Cory Booker Calls Trump 'Elderly, Weak Specimen,' Rejects Testosterone Urge to Punch President

New Jersey Senator Cory Booker said despite President Donald Trump being an "elderly, out-of-shape man," Democrats are in a "moral moment" and can't stoop to his level of pithy name-calling and "body-shaming."

The 2020 Democratic Party candidate for president said he was approached by a former fellow Stanford University football player at a recent Iowa campaign rally who asked him to "punch Donald Trump in the face." He replied by telling the burly man, "Dude, that's a felony, man." Booker, speaking on Late Night with Seth Meyers, used the anecdote to illustrate how civility can defeat Trump in 2020, although he peppered in several insults about the 73-year-old president's unhealthy weight, strength and stamina.

Booker called Trump a "physically weak specimen" as the crowd cheered and a visibly bothered Meyers asked to move the conversation away from physical insults.
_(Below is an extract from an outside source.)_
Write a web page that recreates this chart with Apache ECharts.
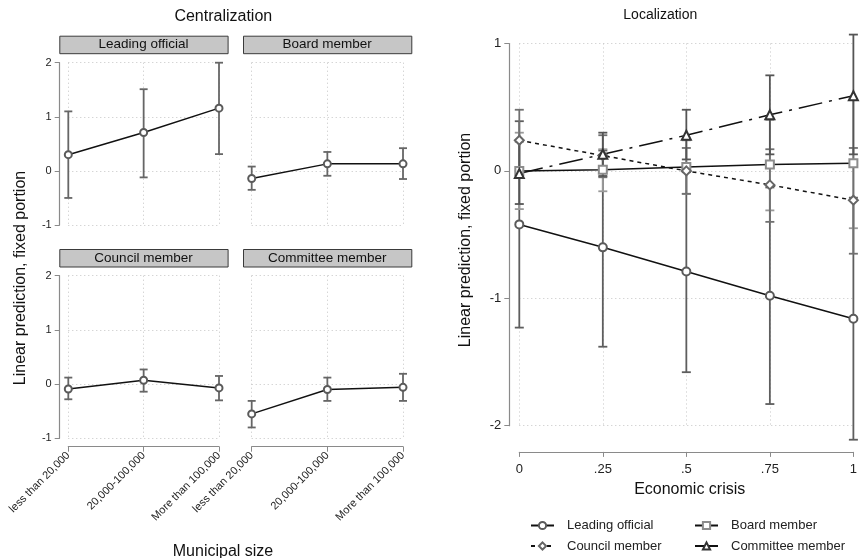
<!DOCTYPE html>
<html>
<head>
<meta charset="utf-8">
<script src="https://cdn.jsdelivr.net/npm/echarts@6/dist/echarts.min.js"></script>
<style>html,body{margin:0;padding:0;background:#fff}#c{width:860px;height:558px}</style>
</head>
<body>
<div id="c"></div>
<script>
// ---------- Data ----------
const sizeCats = ['less than 20,000', '20,000-100,000', 'More than 100,000'];
const sizeX = [1, 2, 3];
const panelTitles = ['Leading official', 'Board member', 'Council member', 'Committee member'];

// Centralization (by municipal size)
const cLeadMean = [0.30, 0.71, 1.16];
const cLeadLo = [-0.50, -0.12, 0.31];
const cLeadHi = [1.10, 1.51, 2.00];
const cBoardMean = [-0.14, 0.13, 0.13];
const cBoardLo = [-0.35, -0.09, -0.15];
const cBoardHi = [0.08, 0.35, 0.42];
const cCouncilMean = [-0.09, 0.07, -0.07];
const cCouncilLo = [-0.28, -0.14, -0.30];
const cCouncilHi = [0.12, 0.27, 0.15];
const cCommitteeMean = [-0.55, -0.10, -0.06];
const cCommitteeLo = [-0.80, -0.31, -0.31];
const cCommitteeHi = [-0.31, 0.12, 0.19];

// Localization (by economic crisis)
const crisis = [0, 0.25, 0.5, 0.75, 1];
const lLeadMean = [-0.42, -0.60, -0.79, -0.98, -1.16];
const lLeadLo = [-1.23, -1.38, -1.58, -1.83, -2.11];
const lLeadHi = [0.39, 0.16, -0.01, -0.13, -0.21];
const lBoardMean = [0.00, 0.01, 0.03, 0.05, 0.06];
const lBoardLo = [-0.30, -0.16, -0.18, -0.31, -0.45];
const lBoardHi = [0.30, 0.17, 0.24, 0.40, 0.56];
const lCouncilMean = [0.24, 0.12, 0.00, -0.11, -0.23];
const lCouncilLo = [0.00, -0.05, -0.18, -0.40, -0.65];
const lCouncilHi = [0.48, 0.28, 0.18, 0.17, 0.18];
const lCommitteeMean = [-0.02, 0.13, 0.28, 0.44, 0.59];
const lCommitteeLo = [-0.26, -0.04, 0.09, 0.13, 0.13];
const lCommitteeHi = [0.23, 0.30, 0.48, 0.75, 1.07];

const yTicksLeft = [-1, 0, 1, 2];
const yTicksRight = [-2, -1, 0, 1];
const crisisLabels = ['0', '.25', '.5', '.75', '1'];

// ---------- Helpers ----------
const FONT = 'Liberation Sans, Arial, sans-serif';
const AX = '#8a8a8a';
const GRIDC = '#c4c4c4';
const dotted = { show: true, lineStyle: { color: GRIDC, type: [1, 3], width: 1 } };

function zip(xs, ys) { return xs.map((x, i) => [x, ys[i]]); }
function zip3(xs, lo, hi) { return xs.map((x, i) => [x, lo[i], hi[i]]); }

function errBars(name, xs, lo, hi, gi, color, cap) {
  return {
    type: 'custom', name: name, xAxisIndex: gi, yAxisIndex: gi, z: 1, clip: false, silent: true,
    data: zip3(xs, lo, hi),
    encode: { x: 0, y: [1, 2] },
    renderItem: function (params, api) {
      const x = api.value(0), a = api.coord([x, api.value(1)]), b = api.coord([x, api.value(2)]);
      const st = { stroke: color, lineWidth: 1.8 };
      return { type: 'group', children: [
        { type: 'line', shape: { x1: a[0], y1: a[1], x2: b[0], y2: b[1] }, style: st },
        { type: 'line', shape: { x1: a[0] - cap, y1: a[1], x2: a[0] + cap, y2: a[1] }, style: st },
        { type: 'line', shape: { x1: b[0] - cap, y1: b[1], x2: b[0] + cap, y2: b[1] }, style: st }
      ] };
    }
  };
}

function meanLine(name, xs, ys, gi, symbol, mcolor, ltype, lcolor, size) {
  return {
    type: 'line', name: name, xAxisIndex: gi, yAxisIndex: gi, z: 3,
    data: zip(xs, ys), symbol: symbol, symbolSize: size || 7, showSymbol: true,
    lineStyle: { color: lcolor || '#111', width: 1.5, type: ltype || 'solid' },
    itemStyle: { color: mcolor, borderColor: mcolor, borderWidth: 1.1 },
    emphasis: { disabled: true }, animation: false
  };
}

// ---------- Grids / axes ----------
const gridsLeft = [
  { left: 68.3, top: 62.7, width: 150.7, height: 162.3 },
  { left: 251.7, top: 62.7, width: 151.3, height: 162.3 },
  { left: 68.3, top: 275.7, width: 150.7, height: 162.6 },
  { left: 251.7, top: 275.7, width: 151.3, height: 162.6 }
];
const grids = gridsLeft.concat([{ left: 519.3, top: 43.5, width: 340, height: 382.2 }]);

const xAxes = [], yAxes = [];
gridsLeft.forEach((g, i) => {
  const bottom = i >= 2;
  xAxes.push({
    type: 'value', gridIndex: i, position: 'bottom', min: 1, max: 3, interval: 1, offset: bottom ? 8.4 : 0,
    axisLine: { show: bottom, onZero: false, lineStyle: { color: AX, width: 1.2 } },
    axisTick: { show: bottom, length: 5, lineStyle: { color: AX } },
    axisLabel: { show: bottom, rotate: 45, margin: 7, fontSize: 11, color: '#222', fontFamily: FONT,
      formatter: v => sizeCats[sizeX.indexOf(v)] || '' },
    splitLine: dotted
  });
  const leftCol = (i % 2 === 0);
  yAxes.push({
    type: 'value', gridIndex: i, position: 'left', min: yTicksLeft[0], max: yTicksLeft[yTicksLeft.length - 1], interval: 1,
    offset: leftCol ? 8.6 : 0,
    axisLine: { show: leftCol, onZero: false, lineStyle: { color: AX, width: 1.2 } },
    axisTick: { show: leftCol, length: 5, lineStyle: { color: AX } },
    axisLabel: { show: leftCol, fontSize: 11, color: '#222', fontFamily: FONT, margin: 8 },
    splitLine: dotted
  });
});
xAxes.push({
  type: 'value', gridIndex: 4, position: 'bottom', min: 0, max: 1, interval: 0.25, offset: 26.2,
  axisLine: { show: true, onZero: false, lineStyle: { color: AX, width: 1.2 } },
  axisTick: { show: true, length: 5, lineStyle: { color: AX } },
  axisLabel: { fontSize: 13, color: '#222', fontFamily: FONT, margin: 11,
    formatter: v => crisisLabels[crisis.indexOf(v)] },
  splitLine: dotted
});
yAxes.push({
  type: 'value', gridIndex: 4, position: 'left', min: yTicksRight[0], max: yTicksRight[yTicksRight.length - 1], interval: 1, offset: 10,
  axisLine: { show: true, onZero: false, lineStyle: { color: AX, width: 1.2 } },
  axisTick: { show: true, length: 5, lineStyle: { color: AX } },
  axisLabel: { fontSize: 13, color: '#222', fontFamily: FONT, margin: 8 },
  splitLine: dotted
});

// ---------- Series ----------
const EB = '#666', EBL = '#999', MK = '#5a5a5a', MKL = '#8c8c8c';
const series = [
  errBars('cb0', sizeX, cLeadLo, cLeadHi, 0, EB, 4),
  meanLine('c-lead', sizeX, cLeadMean, 0, 'emptyCircle', MK),
  errBars('cb1', sizeX, cBoardLo, cBoardHi, 1, EB, 4),
  meanLine('c-board', sizeX, cBoardMean, 1, 'emptyCircle', MK),
  errBars('cb2', sizeX, cCouncilLo, cCouncilHi, 2, EB, 4),
  meanLine('c-council', sizeX, cCouncilMean, 2, 'emptyCircle', MK),
  errBars('cb3', sizeX, cCommitteeLo, cCommitteeHi, 3, EB, 4),
  meanLine('c-committee', sizeX, cCommitteeMean, 3, 'emptyCircle', MK),

  errBars('lb0', crisis, lLeadLo, lLeadHi, 4, '#5e5e5e', 4.5),
  errBars('lb1', crisis, lBoardLo, lBoardHi, 4, EBL, 4.5),
  errBars('lb2', crisis, lCouncilLo, lCouncilHi, 4, '#707070', 4.5),
  errBars('lb3', crisis, lCommitteeLo, lCommitteeHi, 4, '#555', 4.5),
  meanLine('Leading official', crisis, lLeadMean, 4, 'emptyCircle', MK, 'solid', '#111', 8),
  meanLine('Board member', crisis, lBoardMean, 4, 'emptyRect', MKL, 'solid', '#111', 8),
  meanLine('Council member', crisis, lCouncilMean, 4, 'emptyDiamond', '#666', [4, 4], '#111', 9),
  meanLine('Committee member', crisis, lCommitteeMean, 4, 'emptyTriangle', '#333', [24, 7, 3, 7], '#111', 9)
];

// ---------- Legends ----------
function leg(name, left, top) {
  return { data: [name], left: left, top: top, padding: 0, itemWidth: 23, itemHeight: 9,
    selectedMode: false, textStyle: { fontSize: 13, color: '#222', fontFamily: FONT, padding: [0, 0, 0, 8] } };
}
const legends = [
  leg('Leading official', 530, 519),
  leg('Board member', 694, 519),
  leg('Council member', 530, 539.5),
  leg('Committee member', 694, 539.5)
];

// ---------- Graphics (titles, headers) ----------
const headerPos = [[59.3, 35.7], [243, 35.7], [59.3, 249], [243, 249]];
const graphics = [];
panelTitles.forEach((t, i) => {
  graphics.push({ type: 'rect', left: headerPos[i][0], top: headerPos[i][1], shape: { width: 168.3, height: 17.5 },
    style: { fill: '#c6c6c6', stroke: '#3a3a3a', lineWidth: 1 }, z: 10 });
  graphics.push({ type: 'text', x: headerPos[i][0] + 84.2, y: headerPos[i][1] + 9, z: 11,
    style: { text: t, align: 'center', verticalAlign: 'middle', font: '13.5px ' + FONT, fill: '#111' } });
});
graphics.push({ type: 'text', x: 223.3, y: 16.5, style: { text: 'Centralization', align: 'center', verticalAlign: 'middle', font: '16px ' + FONT, fill: '#111' } });
graphics.push({ type: 'text', x: 660.3, y: 15.5, style: { text: 'Localization', align: 'center', verticalAlign: 'middle', font: '14px ' + FONT, fill: '#111' } });
graphics.push({ type: 'text', x: 21, y: 278, rotation: Math.PI / 2, style: { text: 'Linear prediction, fixed portion', align: 'center', verticalAlign: 'middle', font: '16px ' + FONT, fill: '#111' } });
graphics.push({ type: 'text', x: 466, y: 240, rotation: Math.PI / 2, style: { text: 'Linear prediction, fixed portion', align: 'center', verticalAlign: 'middle', font: '16px ' + FONT, fill: '#111' } });
graphics.push({ type: 'text', x: 223, y: 551.5, style: { text: 'Municipal size', align: 'center', verticalAlign: 'middle', font: '16px ' + FONT, fill: '#111' } });
graphics.push({ type: 'text', x: 689.7, y: 489.3, style: { text: 'Economic crisis', align: 'center', verticalAlign: 'middle', font: '16px ' + FONT, fill: '#111' } });

const chart = echarts.init(document.getElementById('c'), null, { renderer: 'canvas' });
chart.setOption({
  backgroundColor: '#fff',
  animation: false,
  textStyle: { fontFamily: FONT },
  grid: grids,
  xAxis: xAxes,
  yAxis: yAxes,
  legend: legends,
  graphic: graphics,
  series: series
});
</script>
</body>
</html>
"And you know, Donald Trump is a guy who, you understand, he hurts you," said Booker. "And my testosterone sometimes makes me want to feel like punching him -- which would be bad for the elderly, out-of-shape man that he is if I did that."
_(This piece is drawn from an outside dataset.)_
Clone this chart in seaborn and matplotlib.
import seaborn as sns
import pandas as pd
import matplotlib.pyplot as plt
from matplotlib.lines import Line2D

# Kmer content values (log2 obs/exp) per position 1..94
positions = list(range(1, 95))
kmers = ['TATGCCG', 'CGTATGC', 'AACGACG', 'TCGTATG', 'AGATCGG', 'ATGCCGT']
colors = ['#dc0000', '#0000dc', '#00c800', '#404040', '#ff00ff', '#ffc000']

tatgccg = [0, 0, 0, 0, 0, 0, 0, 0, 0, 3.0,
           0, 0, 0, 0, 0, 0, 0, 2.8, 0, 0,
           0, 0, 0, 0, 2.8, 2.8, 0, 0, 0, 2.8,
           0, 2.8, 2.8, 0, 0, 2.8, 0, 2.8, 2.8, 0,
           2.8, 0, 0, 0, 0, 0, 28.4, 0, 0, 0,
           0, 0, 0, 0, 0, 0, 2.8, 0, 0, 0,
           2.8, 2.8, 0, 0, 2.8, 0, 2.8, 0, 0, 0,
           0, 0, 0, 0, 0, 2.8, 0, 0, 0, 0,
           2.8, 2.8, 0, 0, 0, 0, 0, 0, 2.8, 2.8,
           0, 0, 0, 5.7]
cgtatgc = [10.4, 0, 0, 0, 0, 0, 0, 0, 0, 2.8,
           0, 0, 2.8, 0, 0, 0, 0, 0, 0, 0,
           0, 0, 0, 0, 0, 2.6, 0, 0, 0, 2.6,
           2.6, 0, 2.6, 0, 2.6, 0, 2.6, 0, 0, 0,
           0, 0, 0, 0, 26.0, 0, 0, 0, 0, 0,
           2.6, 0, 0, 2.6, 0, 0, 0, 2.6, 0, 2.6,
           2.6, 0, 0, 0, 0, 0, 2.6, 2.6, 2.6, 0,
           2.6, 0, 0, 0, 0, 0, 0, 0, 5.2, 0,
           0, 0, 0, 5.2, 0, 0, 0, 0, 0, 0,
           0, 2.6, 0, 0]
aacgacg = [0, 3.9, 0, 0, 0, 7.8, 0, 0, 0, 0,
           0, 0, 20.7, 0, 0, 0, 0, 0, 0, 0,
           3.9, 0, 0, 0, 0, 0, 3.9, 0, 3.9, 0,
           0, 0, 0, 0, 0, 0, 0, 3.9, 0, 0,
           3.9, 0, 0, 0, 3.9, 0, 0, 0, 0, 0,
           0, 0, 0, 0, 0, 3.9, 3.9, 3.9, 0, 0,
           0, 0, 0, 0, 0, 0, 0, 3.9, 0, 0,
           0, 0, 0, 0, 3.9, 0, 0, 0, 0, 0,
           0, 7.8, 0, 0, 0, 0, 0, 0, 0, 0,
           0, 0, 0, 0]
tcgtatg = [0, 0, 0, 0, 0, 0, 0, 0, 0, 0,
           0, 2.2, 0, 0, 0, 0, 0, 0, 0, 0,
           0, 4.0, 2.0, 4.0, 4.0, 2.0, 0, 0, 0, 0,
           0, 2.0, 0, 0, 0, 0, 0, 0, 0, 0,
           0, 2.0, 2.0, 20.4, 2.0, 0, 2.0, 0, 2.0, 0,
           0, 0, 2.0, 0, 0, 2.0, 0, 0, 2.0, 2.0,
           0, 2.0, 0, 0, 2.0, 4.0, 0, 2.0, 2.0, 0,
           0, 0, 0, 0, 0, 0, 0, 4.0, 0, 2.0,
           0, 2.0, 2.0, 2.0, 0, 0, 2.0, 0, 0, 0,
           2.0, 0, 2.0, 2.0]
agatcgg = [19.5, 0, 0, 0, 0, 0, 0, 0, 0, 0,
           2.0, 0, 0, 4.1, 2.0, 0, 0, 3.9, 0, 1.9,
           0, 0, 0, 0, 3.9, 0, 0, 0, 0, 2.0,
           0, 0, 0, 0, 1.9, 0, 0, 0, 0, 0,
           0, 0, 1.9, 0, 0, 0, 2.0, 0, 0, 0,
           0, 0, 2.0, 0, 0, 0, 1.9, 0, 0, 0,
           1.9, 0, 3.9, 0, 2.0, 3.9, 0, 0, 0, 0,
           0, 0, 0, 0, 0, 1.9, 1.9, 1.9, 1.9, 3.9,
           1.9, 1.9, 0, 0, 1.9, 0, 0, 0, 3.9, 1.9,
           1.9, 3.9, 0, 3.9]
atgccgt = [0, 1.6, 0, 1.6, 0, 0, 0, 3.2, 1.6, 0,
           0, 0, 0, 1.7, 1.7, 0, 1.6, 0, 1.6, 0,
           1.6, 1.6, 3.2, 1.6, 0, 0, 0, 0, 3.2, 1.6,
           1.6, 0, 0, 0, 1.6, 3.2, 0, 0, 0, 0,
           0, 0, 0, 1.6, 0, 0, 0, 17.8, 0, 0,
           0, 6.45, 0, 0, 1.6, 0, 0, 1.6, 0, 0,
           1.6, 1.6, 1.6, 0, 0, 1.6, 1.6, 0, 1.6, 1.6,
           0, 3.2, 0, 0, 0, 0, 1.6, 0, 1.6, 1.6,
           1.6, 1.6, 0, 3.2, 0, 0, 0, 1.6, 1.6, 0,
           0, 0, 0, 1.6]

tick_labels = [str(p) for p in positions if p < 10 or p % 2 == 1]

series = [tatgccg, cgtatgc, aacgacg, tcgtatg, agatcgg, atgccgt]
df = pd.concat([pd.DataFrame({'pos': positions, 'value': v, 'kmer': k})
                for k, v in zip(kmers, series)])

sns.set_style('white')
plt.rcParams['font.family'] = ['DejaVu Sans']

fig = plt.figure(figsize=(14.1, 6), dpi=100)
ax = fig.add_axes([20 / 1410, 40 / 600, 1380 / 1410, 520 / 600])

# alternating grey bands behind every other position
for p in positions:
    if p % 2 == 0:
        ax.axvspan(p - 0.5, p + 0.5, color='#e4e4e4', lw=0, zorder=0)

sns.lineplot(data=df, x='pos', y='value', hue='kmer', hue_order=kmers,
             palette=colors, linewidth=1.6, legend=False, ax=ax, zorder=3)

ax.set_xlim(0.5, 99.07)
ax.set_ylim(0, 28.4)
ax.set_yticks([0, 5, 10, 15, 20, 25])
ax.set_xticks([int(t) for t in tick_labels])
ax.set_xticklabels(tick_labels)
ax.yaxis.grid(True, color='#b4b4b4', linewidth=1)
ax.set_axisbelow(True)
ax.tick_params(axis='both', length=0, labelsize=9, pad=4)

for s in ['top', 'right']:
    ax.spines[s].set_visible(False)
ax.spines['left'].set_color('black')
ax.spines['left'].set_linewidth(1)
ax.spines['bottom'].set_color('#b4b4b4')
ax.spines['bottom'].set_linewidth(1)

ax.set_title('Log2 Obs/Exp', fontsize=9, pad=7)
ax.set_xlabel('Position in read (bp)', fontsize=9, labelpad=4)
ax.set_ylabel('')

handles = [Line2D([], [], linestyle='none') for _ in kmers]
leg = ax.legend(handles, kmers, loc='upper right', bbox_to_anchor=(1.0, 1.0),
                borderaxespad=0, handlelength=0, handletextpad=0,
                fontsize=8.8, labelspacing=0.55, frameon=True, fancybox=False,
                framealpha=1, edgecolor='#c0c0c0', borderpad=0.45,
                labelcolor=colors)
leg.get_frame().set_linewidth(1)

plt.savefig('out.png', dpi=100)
Booker said bigotry and demagoguery has always existed in American politics, but that notorious Southern Civil Rights era politicians including George Wallace, and Bull Connor weren't defeated with "bigger dogs and bigger fire hoses," but instead by "artists of activism" who drew upon the American sense of morality.

"How did we beat them before? First off, don't mistake strength for -- 'to be strong you need to be mean,'" Booker said. "We need to be as a party, in this moral moment, we need to talk about not what we're against, but what we're for.
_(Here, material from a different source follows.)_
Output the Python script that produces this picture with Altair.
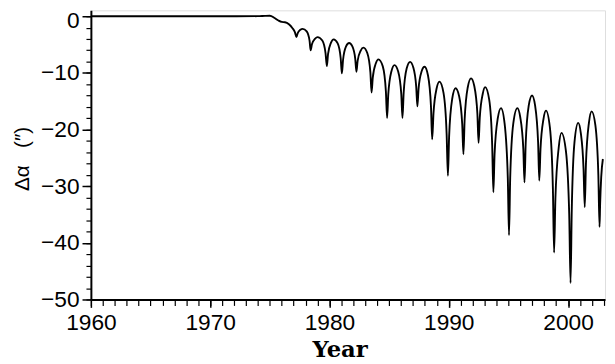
import altair as alt
import pandas as pd

years = [
    1960.00, 1970.00, 1974.00, 1974.60, 1975.00, 1975.40, 1975.72, 1976.00, 1976.27, 1976.60, 1976.90, 1977.10,
    1977.23, 1977.33, 1977.56, 1977.75, 1978.09, 1978.33,
    1978.42, 1978.53, 1978.80, 1979.00, 1979.40, 1979.67,
    1979.78, 1979.88, 1980.13, 1980.35, 1980.69, 1980.94,
    1981.04, 1981.14, 1981.38, 1981.65, 1981.92, 1982.16,
    1982.26, 1982.36, 1982.62, 1982.85, 1983.17, 1983.43,
    1983.53, 1983.63, 1983.89, 1984.10, 1984.47, 1984.73,
    1984.83, 1984.93, 1985.19, 1985.45, 1985.76, 1986.02,
    1986.12, 1986.22, 1986.47, 1986.76, 1987.02, 1987.27,
    1987.37, 1987.47, 1987.72, 1987.97, 1988.26, 1988.51,
    1988.61, 1988.72, 1988.98, 1989.22, 1989.56, 1989.82,
    1989.93, 1990.03, 1990.29, 1990.57, 1990.87, 1991.13,
    1991.23, 1991.33, 1991.59, 1991.87, 1992.14, 1992.40,
    1992.50, 1992.60, 1992.85, 1993.05, 1993.39, 1993.64,
    1993.74, 1993.84, 1994.11, 1994.38, 1994.68, 1994.95,
    1995.05, 1995.15, 1995.41, 1995.75, 1995.99, 1996.25,
    1996.35, 1996.45, 1996.70, 1996.98, 1997.24, 1997.49,
    1997.59, 1997.69, 1997.94, 1998.15, 1998.48, 1998.73,
    1998.83, 1998.94, 1999.22, 1999.45, 1999.82, 2000.10,
    2000.21, 2000.31, 2000.54, 2000.85, 2001.07, 2001.30,
    2001.40, 2001.50, 2001.75, 2001.98, 2002.29, 2002.54,
    2002.64, 2002.69, 2002.78, 2002.92,
]

delta_alpha = [
    0.00, 0.00, 0.02, 0.08, 0.10, -0.30, -0.75, -1.00, -1.05, -1.40, -2.10, -2.80,
    -3.67, -3.02, -2.39, -2.22, -2.67, -4.30,
    -6.00, -4.95, -3.95, -3.67, -4.28, -6.49,
    -8.79, -6.67, -4.64, -4.07, -4.79, -7.38,
    -10.09, -7.67, -5.36, -4.72, -5.33, -7.51,
    -9.79, -7.88, -6.05, -5.54, -6.49, -9.90,
    -13.46, -10.82, -8.30, -7.60, -8.84, -13.29,
    -17.95, -13.75, -9.74, -8.62, -9.74, -13.75,
    -17.95, -13.49, -9.23, -8.04, -8.98, -12.37,
    -15.91, -12.76, -9.76, -8.92, -10.46, -15.97,
    -21.73, -17.14, -12.76, -11.54, -13.53, -20.68,
    -28.15, -21.20, -14.56, -12.71, -14.11, -19.11,
    -24.35, -18.32, -12.57, -10.96, -12.32, -17.21,
    -22.33, -17.91, -13.68, -12.50, -14.73, -22.71,
    -31.07, -24.38, -17.99, -16.21, -18.90, -28.55,
    -38.64, -28.55, -18.90, -16.21, -17.78, -23.42,
    -29.32, -22.42, -15.83, -13.99, -15.79, -22.26,
    -29.02, -23.46, -18.14, -16.66, -19.67, -30.45,
    -41.73, -32.21, -23.12, -20.58, -23.76, -35.15,
    -47.08, -34.37, -22.22, -18.83, -20.61, -27.00,
    -33.69, -26.08, -18.81, -16.78, -19.23, -28.00,
    -37.18, -33.10, -28.40, -25.20,
]

x_major = [1960, 1970, 1980, 1990, 2000]
x_minor = list(range(1960, 2004))
y_major = [-50, -40, -30, -20, -10, 0]
y_minor = list(range(-50, 1, 2))

df = pd.DataFrame({"year": years, "da": delta_alpha})

FONT = "Liberation Sans"
xscale = alt.Scale(domain=[1960, 2003.1], nice=False, zero=False)
yscale = alt.Scale(domain=[-50, 1.05], nice=False, zero=False)

line = alt.Chart(df).mark_line(
    color="black", strokeWidth=1.9, interpolate="monotone", clip=True
).encode(
    x=alt.X("year:Q", scale=xscale, axis=alt.Axis(
        orient="bottom", values=x_major, format="d", title="Year",
        tickSize=8, tickWidth=1.5, tickColor="black",
        domainColor="black", domainWidth=2,
        labelFont=FONT, labelFontSize=23, labelColor="black", labelPadding=4,
        labelFlush=False, labelOverlap=False,
        titleFont="DejaVu Serif", titleFontWeight="bold", titleFontSize=23,
        titleColor="black", titleX=252, titleY=58, titleAlign="center",
        titleBaseline="alphabetic", grid=False)),
    y=alt.Y("da:Q", scale=yscale, axis=alt.Axis(
        orient="left", values=y_major, format="d", title="Δα\u00a0\u00a0\u00a0(″)",
        tickSize=9, tickWidth=1.5, tickColor="black",
        domainColor="black", domainWidth=2,
        labelFont=FONT, labelFontSize=23, labelColor="black", labelPadding=3,
        labelOffset=alt.condition("datum.value == 0", alt.value(4), alt.value(0)),
        labelFlush=False, labelOverlap=False,
        titleFont=FONT, titleFontWeight="normal", titleFontSize=21,
        titleColor="black", titleAngle=-90, titleX=-63, titleY=150,
        titleAlign="center", titleBaseline="alphabetic", grid=False)),
)

minor = alt.Chart(df).mark_point(opacity=0, size=0).encode(
    x=alt.X("year:Q", scale=xscale, axis=alt.Axis(
        orient="bottom", values=x_minor, labels=False, title=None,
        tickSize=6, tickWidth=1.2, tickColor="black", domain=False, grid=False)),
    y=alt.Y("da:Q", scale=yscale, axis=alt.Axis(
        orient="left", values=y_minor, labels=False, title=None,
        tickSize=5, tickWidth=1.2, tickColor="black", domain=False, grid=False)),
)

chart = alt.layer(minor, line).resolve_axis(
    x="independent", y="independent"
).properties(
    width=521, height=293,
    autosize=alt.AutoSizeParams(type="none"),
    padding={"left": 84, "top": 0, "right": 2, "bottom": 62},
).configure_view(
    stroke="black", strokeWidth=2
).configure(background="white")

chart.save("out.html", embed_options={"renderer": "svg", "actions": False})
Booker launched a charm offensive in March by saying his campaign would beat Trump's hate with love. On Monday, the New Jersey senator laid out the case for Democrats to employ "courageous empathy" and "civic grace" despite the difficulty of dealing with a president who uses the opposite political tactics.

"That's [Trump's] tactics," Booker continued. "And you don't beat a bully like him fighting him on his tactics, on his terms, using his turf. He's the body-shamer, he's the guy that tries to drag people in the gutter. This is the moral moment in America, and to me, what we need from our next leader – especially after the time of moral vandalism that we're in right now – is we need a leader that's not going to call us to the worst of who we are, but call us the best of who we are."

Booker said the country has "one of the most shameful criminal justice systems on the planet" and that was what drove him to run for Senate after serving as the mayor of Newark from 2006 to 2013. He complained many in the Democratic Party just want to beat Donald Trump in 2020, but he said the priority should be to aim higher.

cory booker punch trump weak
Cory Booker said despite President Donald Trump being an "elderly, out-of-shape man," Democrats are in a "moral moment" and can't stoop to his level of pithy name-calling and "body-shaming." Screenshot: Late Night with Seth Meyers

"If we make this election all about him -- that's a small man, one office -- that's not what I want this election to just be about," he continued. "We will beat him, I will beta him, but we need more of a movement election ... to create new American majorities, I'm not talking about Democratic majorities, but the fact of the matter is we actually agree about a lot more than we disagree on."

Fellow 2020 presidential candidate Joe Biden has also threatened to physically fight Trump, saying in March 2018 he'd "beat the hell out of him."

During the 2016 presidential election, Trump claimed Democratic opponent Hillary Clinton "doesn't have the stamina" to be president. Conservative news media and Trump's supporters repeatedly questioned the health of Clinton, often pointing to a video of her purportedly "fainting" at a 9/11 memorial ceremony just weeks before the election -- an accusation he denied.